Exercise requirements: Repeat each line word for word.

Data segment:
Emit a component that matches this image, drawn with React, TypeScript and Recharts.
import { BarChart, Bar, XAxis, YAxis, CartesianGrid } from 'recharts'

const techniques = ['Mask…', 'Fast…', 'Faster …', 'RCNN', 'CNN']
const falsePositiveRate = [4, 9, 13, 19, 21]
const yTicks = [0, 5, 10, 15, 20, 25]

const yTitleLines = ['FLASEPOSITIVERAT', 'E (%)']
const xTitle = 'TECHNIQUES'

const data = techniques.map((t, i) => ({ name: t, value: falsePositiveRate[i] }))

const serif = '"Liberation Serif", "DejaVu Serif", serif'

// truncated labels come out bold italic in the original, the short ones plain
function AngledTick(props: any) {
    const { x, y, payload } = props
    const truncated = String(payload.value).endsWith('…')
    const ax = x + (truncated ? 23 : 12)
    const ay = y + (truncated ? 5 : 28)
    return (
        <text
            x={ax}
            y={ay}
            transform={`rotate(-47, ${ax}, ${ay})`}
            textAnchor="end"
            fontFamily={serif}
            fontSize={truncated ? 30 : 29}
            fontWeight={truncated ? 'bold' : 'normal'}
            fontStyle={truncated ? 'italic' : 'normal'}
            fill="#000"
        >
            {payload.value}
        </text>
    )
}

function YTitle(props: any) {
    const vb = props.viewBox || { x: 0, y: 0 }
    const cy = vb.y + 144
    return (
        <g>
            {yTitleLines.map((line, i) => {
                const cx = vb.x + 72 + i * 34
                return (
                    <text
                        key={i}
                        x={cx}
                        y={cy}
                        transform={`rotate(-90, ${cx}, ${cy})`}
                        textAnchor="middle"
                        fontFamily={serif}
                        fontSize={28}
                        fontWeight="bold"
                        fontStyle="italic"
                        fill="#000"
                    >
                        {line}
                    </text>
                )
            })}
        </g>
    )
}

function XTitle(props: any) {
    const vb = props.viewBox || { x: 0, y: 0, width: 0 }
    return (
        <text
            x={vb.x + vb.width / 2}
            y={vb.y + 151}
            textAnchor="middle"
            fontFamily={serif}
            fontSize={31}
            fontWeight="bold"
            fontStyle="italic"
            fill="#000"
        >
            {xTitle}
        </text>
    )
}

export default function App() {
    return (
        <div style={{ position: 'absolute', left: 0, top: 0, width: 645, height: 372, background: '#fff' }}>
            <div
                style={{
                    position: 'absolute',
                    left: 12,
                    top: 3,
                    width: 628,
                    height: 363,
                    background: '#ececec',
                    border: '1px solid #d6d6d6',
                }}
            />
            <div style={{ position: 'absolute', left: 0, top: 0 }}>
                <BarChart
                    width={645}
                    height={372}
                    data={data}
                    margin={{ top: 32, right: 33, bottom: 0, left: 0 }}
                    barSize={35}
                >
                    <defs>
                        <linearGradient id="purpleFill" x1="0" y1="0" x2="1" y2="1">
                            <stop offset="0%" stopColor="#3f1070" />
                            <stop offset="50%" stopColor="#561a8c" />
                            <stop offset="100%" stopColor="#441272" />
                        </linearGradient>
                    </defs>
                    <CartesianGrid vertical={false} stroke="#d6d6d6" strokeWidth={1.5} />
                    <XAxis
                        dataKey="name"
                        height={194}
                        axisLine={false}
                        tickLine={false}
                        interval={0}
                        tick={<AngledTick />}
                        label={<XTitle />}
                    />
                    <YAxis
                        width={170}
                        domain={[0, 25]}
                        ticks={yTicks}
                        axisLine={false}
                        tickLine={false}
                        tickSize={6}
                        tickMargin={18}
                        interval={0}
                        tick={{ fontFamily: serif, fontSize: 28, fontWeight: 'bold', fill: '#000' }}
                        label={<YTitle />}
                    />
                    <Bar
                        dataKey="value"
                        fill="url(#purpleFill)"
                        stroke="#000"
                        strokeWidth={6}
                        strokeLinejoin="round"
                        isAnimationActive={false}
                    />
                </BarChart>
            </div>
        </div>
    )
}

Answer in full:
Emit a component that matches this image, drawn with React, TypeScript and Recharts.
import { BarChart, Bar, XAxis, YAxis, CartesianGrid } from 'recharts'

const techniques = ['Mask…', 'Fast…', 'Faster …', 'RCNN', 'CNN']
const falsePositiveRate = [4, 9, 13, 19, 21]
const yTicks = [0, 5, 10, 15, 20, 25]

const yTitleLines = ['FLASEPOSITIVERAT', 'E (%)']
const xTitle = 'TECHNIQUES'

const data = techniques.map((t, i) => ({ name: t, value: falsePositiveRate[i] }))

const serif = '"Liberation Serif", "DejaVu Serif", serif'

// truncated labels come out bold italic in the original, the short ones plain
function AngledTick(props: any) {
    const { x, y, payload } = props
    const truncated = String(payload.value).endsWith('…')
    const ax = x + (truncated ? 23 : 12)
    const ay = y + (truncated ? 5 : 28)
    return (
        <text
            x={ax}
            y={ay}
            transform={`rotate(-47, ${ax}, ${ay})`}
            textAnchor="end"
            fontFamily={serif}
            fontSize={truncated ? 30 : 29}
            fontWeight={truncated ? 'bold' : 'normal'}
            fontStyle={truncated ? 'italic' : 'normal'}
            fill="#000"
        >
            {payload.value}
        </text>
    )
}

function YTitle(props: any) {
    const vb = props.viewBox || { x: 0, y: 0 }
    const cy = vb.y + 144
    return (
        <g>
            {yTitleLines.map((line, i) => {
                const cx = vb.x + 72 + i * 34
                return (
                    <text
                        key={i}
                        x={cx}
                        y={cy}
                        transform={`rotate(-90, ${cx}, ${cy})`}
                        textAnchor="middle"
                        fontFamily={serif}
                        fontSize={28}
                        fontWeight="bold"
                        fontStyle="italic"
                        fill="#000"
                    >
                        {line}
                    </text>
                )
            })}
        </g>
    )
}

function XTitle(props: any) {
    const vb = props.viewBox || { x: 0, y: 0, width: 0 }
    return (
        <text
            x={vb.x + vb.width / 2}
            y={vb.y + 151}
            textAnchor="middle"
            fontFamily={serif}
            fontSize={31}
            fontWeight="bold"
            fontStyle="italic"
            fill="#000"
        >
            {xTitle}
        </text>
    )
}

export default function App() {
    return (
        <div style={{ position: 'absolute', left: 0, top: 0, width: 645, height: 372, background: '#fff' }}>
            <div
                style={{
                    position: 'absolute',
                    left: 12,
                    top: 3,
                    width: 628,
                    height: 363,
                    background: '#ececec',
                    border: '1px solid #d6d6d6',
                }}
            />
            <div style={{ position: 'absolute', left: 0, top: 0 }}>
                <BarChart
                    width={645}
                    height={372}
                    data={data}
                    margin={{ top: 32, right: 33, bottom: 0, left: 0 }}
                    barSize={35}
                >
                    <defs>
                        <linearGradient id="purpleFill" x1="0" y1="0" x2="1" y2="1">
                            <stop offset="0%" stopColor="#3f1070" />
                            <stop offset="50%" stopColor="#561a8c" />
                            <stop offset="100%" stopColor="#441272" />
                        </linearGradient>
                    </defs>
                    <CartesianGrid vertical={false} stroke="#d6d6d6" strokeWidth={1.5} />
                    <XAxis
                        dataKey="name"
                        height={194}
                        axisLine={false}
                        tickLine={false}
                        interval={0}
                        tick={<AngledTick />}
                        label={<XTitle />}
                    />
                    <YAxis
                        width={170}
                        domain={[0, 25]}
                        ticks={yTicks}
                        axisLine={false}
                        tickLine={false}
                        tickSize={6}
                        tickMargin={18}
                        interval={0}
                        tick={{ fontFamily: serif, fontSize: 28, fontWeight: 'bold', fill: '#000' }}
                        label={<YTitle />}
                    />
                    <Bar
                        dataKey="value"
                        fill="url(#purpleFill)"
                        stroke="#000"
                        strokeWidth={6}
                        strokeLinejoin="round"
                        isAnimationActive={false}
                    />
                </BarChart>
            </div>
        </div>
    )
}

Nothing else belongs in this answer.